Please transcribe the data that follows without the pictures, keeping every word the same.

|---|

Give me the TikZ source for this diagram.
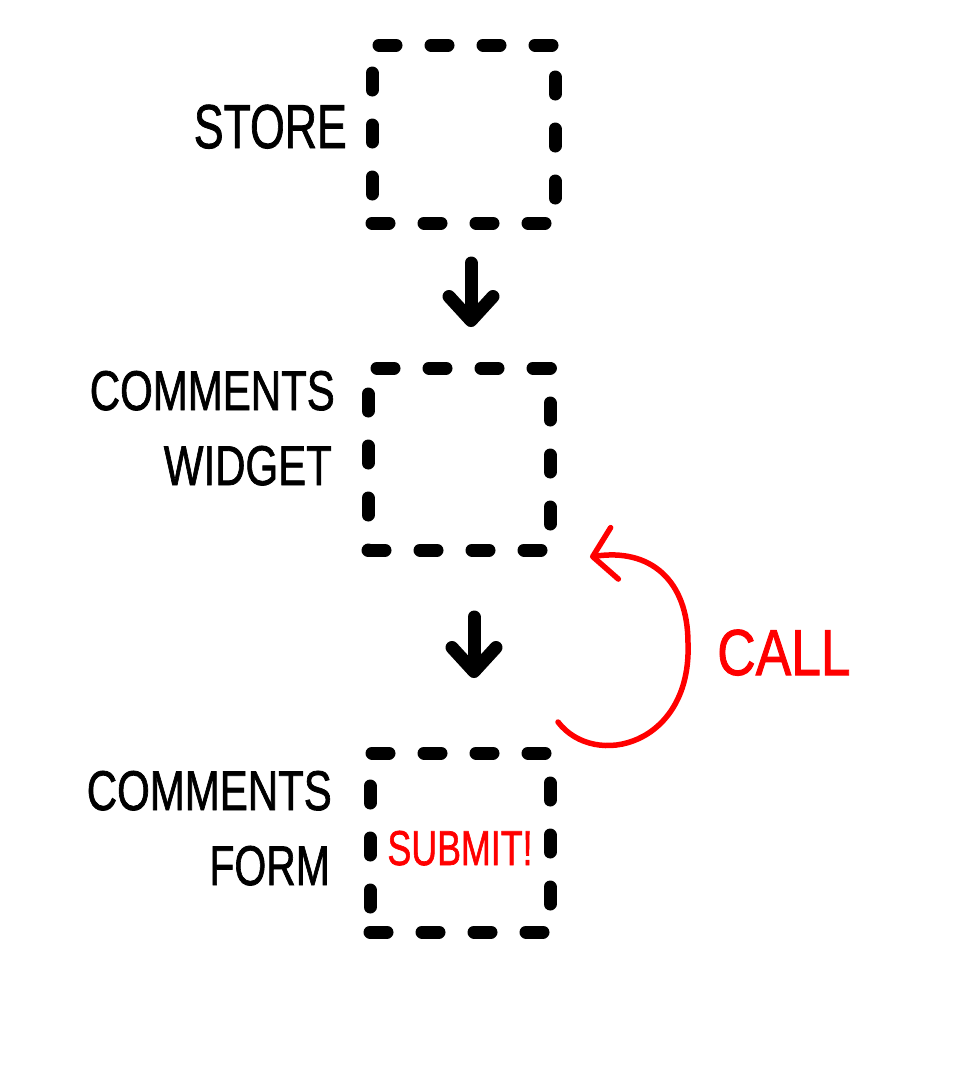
\documentclass[tikz,border=0pt]{standalone}
\usepackage{fontspec}
\usepackage{graphicx}
\setmainfont{Liberation Sans}
\newfontfamily\hand{Liberation Sans}[FakeBold=1.5]
\usetikzlibrary{arrows.meta}
\begin{document}
\begin{tikzpicture}[x=1pt,y=-1pt,
  dbox/.style={draw=black, line width=13pt, line cap=round, line join=round,
    dash pattern=on 17pt off 35pt, inner sep=0pt, outer sep=0pt},
  lbl/.style={anchor=base east, inner sep=0pt, font=\hand\fontsize{56}{60}\selectfont},
  flow/.style={draw=black, line width=13pt, line cap=round, line join=round,
    -{Straight Barb[length=24pt,width=44pt,round]}},
  callarrow/.style={draw=red, line width=5.5pt, line cap=round, line join=round,
    -{Straight Barb[length=22pt,width=52pt,round]}},
  redtxt/.style={text=red, inner sep=0pt}]
\useasboundingbox (0,0) rectangle (960,1080);
\fill[white] (0,0) rectangle (960,1080);

% boxes
\node[dbox, minimum width=183pt, minimum height=178pt] (b1) at (463.5,134) {};
\node[dbox, minimum width=182pt, minimum height=182pt] (b2) at (459,459) {};
\node[dbox, minimum width=180pt, minimum height=179pt] (b3) at (460,842.5) {};

% labels
\node[lbl, font=\hand\fontsize{62}{66}\selectfont] (lstore) at (347,148) {\scalebox{0.72}[1]{STORE}};
\node[lbl] (lcw1) at (335,410) {\scalebox{0.75}[1]{COMMENTS}};
\node[lbl] (lcw2) at (332,485) {\scalebox{0.75}[1]{WIDGET}};
\node[lbl] (lcf1) at (332,810) {\scalebox{0.75}[1]{COMMENTS}};
\node[lbl] (lcf2) at (330,885) {\scalebox{0.73}[1]{FORM}};

\node[redtxt, anchor=base, font=\hand\fontsize{49}{52}\selectfont] (submit) at (460,865) {\scalebox{0.73}[1]{SUBMIT!}};
\node[redtxt, anchor=base west, font=\hand\fontsize{65}{68}\selectfont] (call) at (717,675) {\scalebox{0.82}[1]{CALL}};

% flow arrows
\draw[flow] ([xshift=7.5pt,yshift=-40pt]b1.south) -- ([xshift=12pt,yshift=41pt]b2.north);
\draw[flow] ([xshift=15pt,yshift=-67pt]b2.south) -- ([xshift=14pt,yshift=75pt]b3.north);

% call arc
\coordinate (cs) at ([xshift=8pt,yshift=31pt]b3.north east);
\coordinate (ce) at ([xshift=40pt,yshift=-7pt]b2.south east);
\draw[callarrow] (cs) .. controls (595,770) and (692,745) .. (688,643)
  .. controls (688,580) and (650,548) .. (ce);
\end{tikzpicture}
\end{document}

|---|

:: FINAL ANSWER ::
Give me the TikZ source for this diagram.
\documentclass[tikz,border=0pt]{standalone}
\usepackage{fontspec}
\usepackage{graphicx}
\setmainfont{Liberation Sans}
\newfontfamily\hand{Liberation Sans}[FakeBold=1.5]
\usetikzlibrary{arrows.meta}
\begin{document}
\begin{tikzpicture}[x=1pt,y=-1pt,
  dbox/.style={draw=black, line width=13pt, line cap=round, line join=round,
    dash pattern=on 17pt off 35pt, inner sep=0pt, outer sep=0pt},
  lbl/.style={anchor=base east, inner sep=0pt, font=\hand\fontsize{56}{60}\selectfont},
  flow/.style={draw=black, line width=13pt, line cap=round, line join=round,
    -{Straight Barb[length=24pt,width=44pt,round]}},
  callarrow/.style={draw=red, line width=5.5pt, line cap=round, line join=round,
    -{Straight Barb[length=22pt,width=52pt,round]}},
  redtxt/.style={text=red, inner sep=0pt}]
\useasboundingbox (0,0) rectangle (960,1080);
\fill[white] (0,0) rectangle (960,1080);

% boxes
\node[dbox, minimum width=183pt, minimum height=178pt] (b1) at (463.5,134) {};
\node[dbox, minimum width=182pt, minimum height=182pt] (b2) at (459,459) {};
\node[dbox, minimum width=180pt, minimum height=179pt] (b3) at (460,842.5) {};

% labels
\node[lbl, font=\hand\fontsize{62}{66}\selectfont] (lstore) at (347,148) {\scalebox{0.72}[1]{STORE}};
\node[lbl] (lcw1) at (335,410) {\scalebox{0.75}[1]{COMMENTS}};
\node[lbl] (lcw2) at (332,485) {\scalebox{0.75}[1]{WIDGET}};
\node[lbl] (lcf1) at (332,810) {\scalebox{0.75}[1]{COMMENTS}};
\node[lbl] (lcf2) at (330,885) {\scalebox{0.73}[1]{FORM}};

\node[redtxt, anchor=base, font=\hand\fontsize{49}{52}\selectfont] (submit) at (460,865) {\scalebox{0.73}[1]{SUBMIT!}};
\node[redtxt, anchor=base west, font=\hand\fontsize{65}{68}\selectfont] (call) at (717,675) {\scalebox{0.82}[1]{CALL}};

% flow arrows
\draw[flow] ([xshift=7.5pt,yshift=-40pt]b1.south) -- ([xshift=12pt,yshift=41pt]b2.north);
\draw[flow] ([xshift=15pt,yshift=-67pt]b2.south) -- ([xshift=14pt,yshift=75pt]b3.north);

% call arc
\coordinate (cs) at ([xshift=8pt,yshift=31pt]b3.north east);
\coordinate (ce) at ([xshift=40pt,yshift=-7pt]b2.south east);
\draw[callarrow] (cs) .. controls (595,770) and (692,745) .. (688,643)
  .. controls (688,580) and (650,548) .. (ce);
\end{tikzpicture}
\end{document}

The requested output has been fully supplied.